From the listing that follows, reproduce only the lines from the one holding "Convert this chart to Chart.js code." through the one holding "121.8, 132.5, 143.2];", both included, with no pictures.

Stored items
+++++

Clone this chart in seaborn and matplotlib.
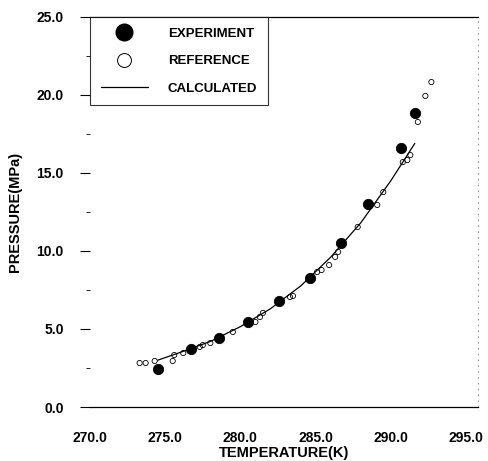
import matplotlib
matplotlib.use("Agg")
import matplotlib.pyplot as plt
from matplotlib.lines import Line2D
from matplotlib.ticker import MultipleLocator
import seaborn as sns
import pandas as pd

sns.set_style("white")
plt.rcParams["font.family"] = ["Liberation Sans", "DejaVu Sans"]
plt.rcParams["text.color"] = "black"
plt.rcParams["axes.labelcolor"] = "black"
plt.rcParams["xtick.color"] = "black"
plt.rcParams["ytick.color"] = "black"

# Experiment (filled circles)
exp_T = [274.5, 276.7, 278.6, 280.5, 282.6, 284.6, 286.7, 288.5, 290.7, 291.6]
exp_P = [2.44, 3.70, 4.40, 5.45, 6.80, 8.27, 10.5, 13.0, 16.6, 18.85]

# Reference (small open circles)
ref_T = [273.3, 273.7, 274.3, 275.5, 275.6, 276.2, 277.3, 277.5, 278.0, 279.5,
         281.0, 281.3, 281.5, 283.3, 283.5, 285.1, 285.4, 285.9, 286.3, 286.5,
         287.8, 289.1, 289.5, 290.8, 291.1, 291.3, 291.8, 292.3, 292.7]
ref_P = [2.82, 2.82, 2.95, 2.95, 3.33, 3.46, 3.85, 3.97, 4.10, 4.81,
         5.45, 5.77, 6.03, 7.05, 7.12, 8.65, 8.78, 9.10, 9.62, 9.94,
         11.54, 12.95, 13.78, 15.70, 15.83, 16.15, 18.27, 19.94, 20.83]

# Calculated curve
calc_T = [274.5, 276.0, 278.0, 280.0, 282.0, 284.0, 286.0, 288.0, 290.0, 291.6]
calc_P = [3.0, 3.5, 4.2, 5.15, 6.3, 7.75, 9.6, 11.8, 14.5, 16.9]

exp_df = pd.DataFrame({"T": exp_T, "P": exp_P})
ref_df = pd.DataFrame({"T": ref_T, "P": ref_P})
calc_df = pd.DataFrame({"T": calc_T, "P": calc_P})

fig = plt.figure(figsize=(4.88, 4.61), dpi=100)
ax = fig.add_axes([90 / 488, 1 - 407 / 461, 388 / 488, 390 / 461])

sns.lineplot(x="T", y="P", data=calc_df, color="black", linewidth=0.9, ax=ax)
sns.scatterplot(x="T", y="P", data=ref_df, marker="o", s=14,
                facecolor="none", edgecolor="black", linewidth=0.6, ax=ax)
sns.scatterplot(x="T", y="P", data=exp_df, marker="o", s=55,
                color="black", edgecolor="black", ax=ax)

ax.set_xlim(270, 295.8)
ax.set_ylim(0, 25)
ax.set_xticks([270, 275, 280, 285, 290, 295])
ax.set_yticks([0, 5, 10, 15, 20, 25])
ax.yaxis.set_minor_locator(MultipleLocator(2.5))
ax.set_xticklabels(["%.1f" % v for v in ax.get_xticks()], fontweight="bold", fontsize=10)
ax.set_yticklabels(["%.1f" % v for v in ax.get_yticks()], fontweight="bold", fontsize=10)
ax.tick_params(axis="x", length=0, pad=17)
ax.tick_params(axis="y", which="major", direction="out", length=7, width=0.8, pad=12, left=True)
ax.tick_params(axis="y", which="minor", direction="out", length=3, width=0.6, left=True)

ax.spines["left"].set_visible(False)
ax.spines["right"].set_linestyle((0, (1, 6)))
ax.spines["right"].set_color("0.5")
ax.spines["right"].set_linewidth(0.6)
for side in ["top", "bottom"]:
    ax.spines[side].set_color("black")
    ax.spines[side].set_linewidth(0.9)

ax.set_xlabel("TEMPERATURE(K)", fontweight="bold", fontsize=10.5, labelpad=1)
ax.set_ylabel("PRESSURE(MPa)", fontweight="bold", fontsize=10.5, labelpad=10)

handles = [
    Line2D([], [], marker="o", color="black", linestyle="none", markersize=12),
    Line2D([], [], marker="o", markerfacecolor="none", markeredgecolor="black",
           linestyle="none", markersize=10, markeredgewidth=0.7),
    Line2D([], [], color="black", linewidth=0.9),
]
leg = ax.legend(handles, ["EXPERIMENT", "REFERENCE", "CALCULATED"],
                loc="upper left", bbox_to_anchor=(0.0, 1.0), borderaxespad=0,
                frameon=True, fancybox=False, edgecolor="black",
                prop={"weight": "bold", "size": 9.5},
                handlelength=3.6, handletextpad=1.5, labelspacing=1.15,
                borderpad=0.8)
leg.get_frame().set_linewidth(0.8)

fig.savefig("out.png", dpi=100)
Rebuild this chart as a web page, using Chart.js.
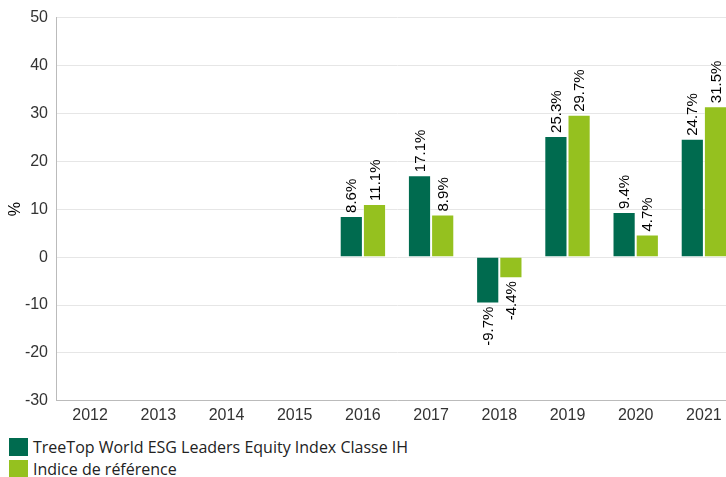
<!DOCTYPE html>
<html>
<head>
<meta charset="utf-8">
<script src="https://cdn.jsdelivr.net/npm/chart.js@4"></script>
<style>
  html, body { margin: 0; padding: 0; background: #fff; overflow: hidden; width: 726px; height: 477px; }
  #wrap { position: relative; width: 750px; height: 430px; }
  #legend { position: absolute; left: 9px; top: 436px; font-family: "Open Sans", sans-serif; font-size: 16px; color: #222; }
  .item { display: flex; align-items: center; height: 22px; }
  .box { width: 19px; height: 18px; margin-right: 5px; }
</style>
</head>
<body>
<div id="wrap"><canvas id="chart"></canvas></div>
<div id="legend"></div>
<script>
const years = ["2012", "2013", "2014", "2015", "2016", "2017", "2018", "2019", "2020", "2021"];
const fundName = "TreeTop World ESG Leaders Equity Index Classe IH";
const benchName = "Indice de référence";
const fundValues = [null, null, null, null, 8.6, 17.1, -9.7, 25.3, 9.4, 24.7];
const benchValues = [null, null, null, null, 11.1, 8.9, -4.4, 29.7, 4.7, 31.5];
const fundColor = "#006b4f";
const benchColor = "#95c11f";

// rotated value labels at the end of each bar
const barLabels = {
  id: "barLabels",
  afterDatasetsDraw(chart) {
    const ctx = chart.ctx;
    ctx.save();
    ctx.font = "15px 'Liberation Sans', Arial, sans-serif";
    ctx.fillStyle = "#000";
    ctx.textBaseline = "middle";
    chart.data.datasets.forEach((ds, i) => {
      chart.getDatasetMeta(i).data.forEach((bar, j) => {
        const v = ds.data[j];
        if (v === null) return;
        ctx.save();
        ctx.translate(bar.x, bar.y + (v >= 0 ? -3 : 3));
        ctx.rotate(-Math.PI / 2);
        ctx.textAlign = v >= 0 ? "left" : "right";
        ctx.fillText(v.toFixed(1) + "%", 0, 1);
        ctx.restore();
      });
    });
    ctx.restore();
  }
};

new Chart(document.getElementById("chart"), {
  type: "bar",
  data: {
    labels: years,
    datasets: [
      { label: fundName, data: fundValues, backgroundColor: fundColor, borderColor: "rgba(255,255,255,0.45)", borderWidth: 1 },
      { label: benchName, data: benchValues, backgroundColor: benchColor, borderColor: "rgba(255,255,255,0.45)", borderWidth: 1 }
    ]
  },
  options: {
    responsive: true,
    maintainAspectRatio: false,
    animation: false,
    layout: { padding: { top: 15, right: 12, left: 0 } },
    categoryPercentage: 0.68,
    barPercentage: 1,
    plugins: { legend: { display: false }, tooltip: { enabled: false } },
    scales: {
      x: {
        grid: { display: false, drawTicks: false },
        border: { color: "#bbb" },
        ticks: { color: "#333", font: { size: 16, family: "'Liberation Sans', Arial" }, padding: 5, maxRotation: 0 }
      },
      y: {
        min: -30, max: 50,
        afterFit(axis) { axis.width = 56; },
        ticks: { stepSize: 10, color: "#333", font: { size: 16, family: "'Liberation Sans', Arial" }, padding: 8 },
        grid: { color: "#e6e6e6", drawTicks: false },
        border: { color: "#bbb" },
        title: { display: true, text: "%", color: "#000", font: { size: 16, family: "'Liberation Sans', Arial" }, padding: { top: 6, bottom: 0 } }
      }
    }
  },
  plugins: [barLabels]
});

const legend = document.getElementById("legend");
[[fundName, fundColor], [benchName, benchColor]].forEach(([name, color]) => {
  const row = document.createElement("div");
  row.className = "item";
  row.innerHTML = '<span class="box" style="background:' + color + '"></span><span>' + name + '</span>';
  legend.appendChild(row);
});
</script>
</body>
</html>
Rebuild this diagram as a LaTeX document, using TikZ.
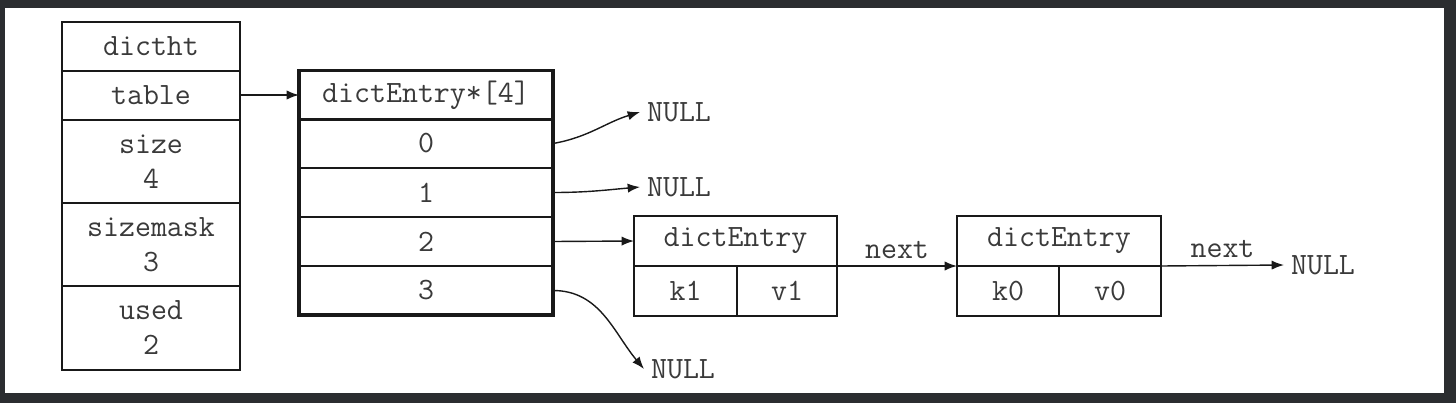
\documentclass[tikz,border=0pt]{standalone}
\usepackage{fontspec}
\usepackage{xcolor}
\usetikzlibrary{arrows.meta,positioning}
\definecolor{frame}{RGB}{43,45,48}
\definecolor{txt}{RGB}{58,58,58}
\definecolor{ink}{RGB}{25,25,25}

\begin{document}
\begin{tikzpicture}[
    % GLOBAL CFG
    x=0.5pt, y=0.5pt,
    font=\ttfamily\fontsize{15.5}{17.5}\selectfont,
    >=Latex,
    % Styles
    field/.style={% For one field of a struct
        rectangle,
        draw=ink,
        line width=1pt,
        inner sep=0pt,
        outer sep=0pt,
        text=txt,
        align=center,
        minimum width=89pt,
        minimum height=24.5pt,
        },
    slot/.style={% For the buckets of the array
        field,
        minimum width=127pt,
        },
    null/.style={% For the NULL ends
        anchor=west,
        text=txt,
        },
    ArrowC1/.style={% Pointers
        ->,
        draw=ink,
        line width=0.7pt,
        },
    ]

    % Background and page
    \fill[frame] (0,0) rectangle (1456,403);
    \fill[white] (5,10) rectangle (1444,395);

    % Draw the dictht struct
    \node [field] (dictht) at (151,356.5) {dictht};
    \node [field] (tbl) at (151,308) {table};
    \node [field, minimum height=41.5pt] (size) at (151,241.5) {size\\4};
    \node [field, minimum height=41.5pt] (sizemask) at (151,158.5) {sizemask\\3};
    \node [field, minimum height=42pt] (used) at (151,75) {used\\2};

    % Draw the table array
    \node [slot] (hdr) at (426,308) {dictEntry*[4]};
    \node [slot] (b0) at (426,259.5) {0};
    \node [slot] (b1) at (426,210.5) {1};
    \node [slot] (b2) at (426,161.5) {2};
    \node [slot] (b3) at (426,112.5) {3};
    \draw [ink, line width=1.7pt] (hdr.north west) rectangle (b3.south east);

    % Draw the entries
    \node [field, minimum width=101.5pt, minimum height=25pt] (e1) at (735.5,162) {dictEntry};
    \node [field, minimum width=51.5pt, minimum height=25pt, anchor=north west] (k1) at (e1.south west) {k1};
    \node [field, minimum width=50pt, minimum height=25pt, anchor=north east] (v1) at (e1.south east) {v1};
    \node [field, minimum width=102pt, minimum height=25pt] (e2) at (1059,162) {dictEntry};
    \node [field, minimum width=51pt, minimum height=25pt, anchor=north west] (k0) at (e2.south west) {k0};
    \node [field, minimum width=51pt, minimum height=25pt, anchor=north east] (v0) at (e2.south east) {v0};

    % NULLs
    \node [null] (n0) at (640,291) {NULL};
    \node [null] (n1) at (640,216) {NULL};
    \node [null] (n3) at (644,34) {NULL};
    \node [null] (n4) at (1284,138) {NULL};

    % Pointers
    \draw [ArrowC1] (tbl.east) -- (hdr.west);
    \draw [ArrowC1] (b0.east) to[out=10,in=197] (n0.west);
    \draw [ArrowC1] (b1.east) to[out=0,in=185] (n1.west);
    \draw [ArrowC1] (b2.east) -- (e1.west);
    \draw [ArrowC1] (b3.east) to[out=0,in=130] (n3.west);
    \draw [ArrowC1] (e1.south east) -- node[above, text=txt] {next} (e2.south west);
    \draw [ArrowC1] (e2.south east) -- node[above, text=txt] {next} (n4.west);
\end{tikzpicture}
\end{document}
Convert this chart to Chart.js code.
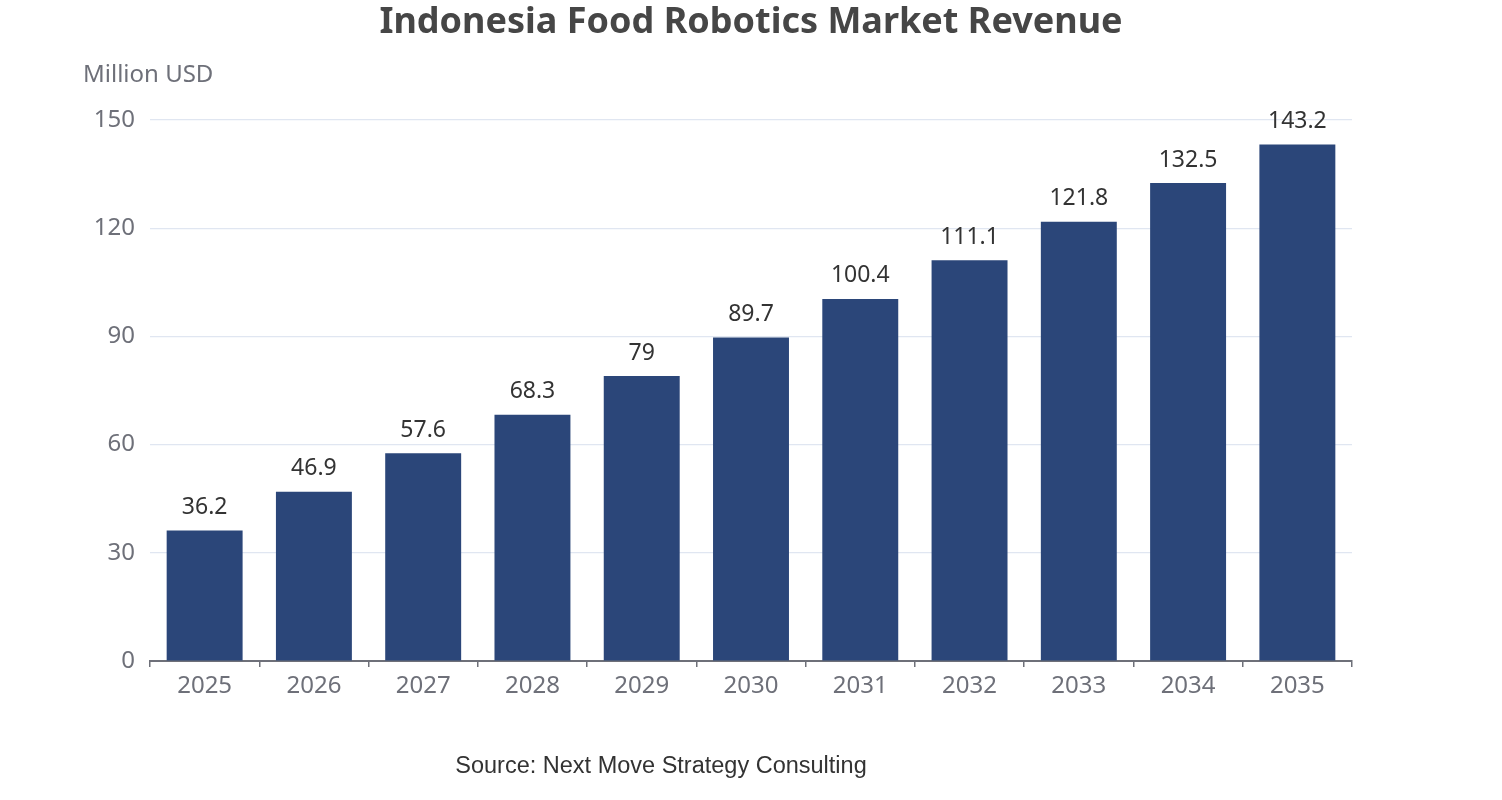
<!DOCTYPE html>
<html>
<head>
<meta charset="utf-8">
<script src="https://cdn.jsdelivr.net/npm/chart.js@4"></script>
<style>
  body { margin: 0; background: #fff; }
  #wrap { width: 1502px; height: 800px; }
</style>
</head>
<body>
<div id="wrap"><canvas id="revChart" width="1502" height="800"></canvas></div>
<script>
// data
const years = ['2025', '2026', '2027', '2028', '2029', '2030', '2031', '2032', '2033', '2034', '2035'];
const revenue = [36.2, 46.9, 57.6, 68.3, 79, 89.7, 100.4, 111.1, 121.8, 132.5, 143.2];

const titleText = 'Indonesia Food Robotics Market Revenue';
const unitText = 'Million USD';
const sourceText = 'Source: Next Move Strategy Consulting';

// text that sits outside the plot + values above bars
const textPlugin = {
  id: 'extraText',
  afterDraw(chart) {
    const ctx = chart.ctx;
    ctx.save();
    ctx.textAlign = 'center';
    ctx.textBaseline = 'middle';
    ctx.fillStyle = '#464646';
    ctx.font = 'bold 36px "Noto Sans", sans-serif';
    ctx.fillText(titleText, 751, 23);

    ctx.textAlign = 'left';
    ctx.fillStyle = '#6e7079';
    ctx.font = '24px "Noto Sans", sans-serif';
    ctx.fillText(unitText, 83, 75);

    ctx.textAlign = 'center';
    ctx.fillStyle = '#333';
    ctx.font = '23.5px "Liberation Sans", Arial, sans-serif';
    ctx.fillText(sourceText, 661, 767);

    // bar value labels
    ctx.fillStyle = '#333';
    ctx.font = '23px "Noto Sans", sans-serif';
    ctx.textBaseline = 'middle';
    const meta = chart.getDatasetMeta(0);
    meta.data.forEach((bar, i) => {
      ctx.fillText(String(revenue[i]), bar.x, bar.y - 23);
    });
    ctx.restore();
  }
};

const config = {
  type: 'bar',
  data: {
    labels: years,
    datasets: [{
      data: revenue,
      backgroundColor: '#2b4679',
      borderWidth: 0,
      barPercentage: 0.695,
      categoryPercentage: 1
    }]
  },
  options: {
    responsive: false,
    animation: false,
    layout: { padding: { top: 120, right: 150, bottom: 79, left: 0 } },
    plugins: {
      legend: { display: false },
      tooltip: { enabled: false }
    },
    scales: {
      x: {
        grid: {
          offset: true,
          drawOnChartArea: false,
          drawTicks: true,
          tickLength: 6,
          lineWidth: 1.5,
          color: '#6e7079'
        },
        border: { color: '#6e7079', width: 2 },
        ticks: {
          color: '#6e7079',
          font: { family: '"Noto Sans", sans-serif', size: 24 },
          padding: 5
        },
        afterFit(scale) { scale.height = 60; }
      },
      y: {
        min: 0,
        max: 150,
        ticks: {
          stepSize: 30,
          color: '#6e7079',
          font: { family: '"Noto Sans", sans-serif', size: 24 },
          padding: 15
        },
        grid: { color: '#e0e6f1', drawTicks: false, lineWidth: 1.2 },
        border: { display: false },
        afterFit(scale) { scale.width = 150; }
      }
    }
  },
  plugins: [textPlugin]
};

const revChart = new Chart(document.getElementById('revChart'), config);
</script>
</body>
</html>
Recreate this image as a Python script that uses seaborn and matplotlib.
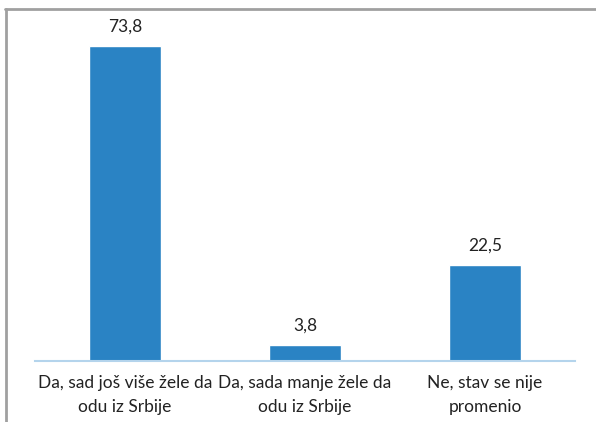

+++++

_Answer to this problem_.
Convert this chart to Chart.js code.
<!DOCTYPE html>
<html>
<head>
<meta charset="utf-8">
<script src="https://cdn.jsdelivr.net/npm/chart.js@4"></script>
<style>
  body { margin: 0; background: #fff; }
  #wrap { width: 1502px; height: 800px; }
</style>
</head>
<body>
<div id="wrap"><canvas id="revChart" width="1502" height="800"></canvas></div>
<script>
// data
const years = ['2025', '2026', '2027', '2028', '2029', '2030', '2031', '2032', '2033', '2034', '2035'];
const revenue = [36.2, 46.9, 57.6, 68.3, 79, 89.7, 100.4, 111.1, 121.8, 132.5, 143.2];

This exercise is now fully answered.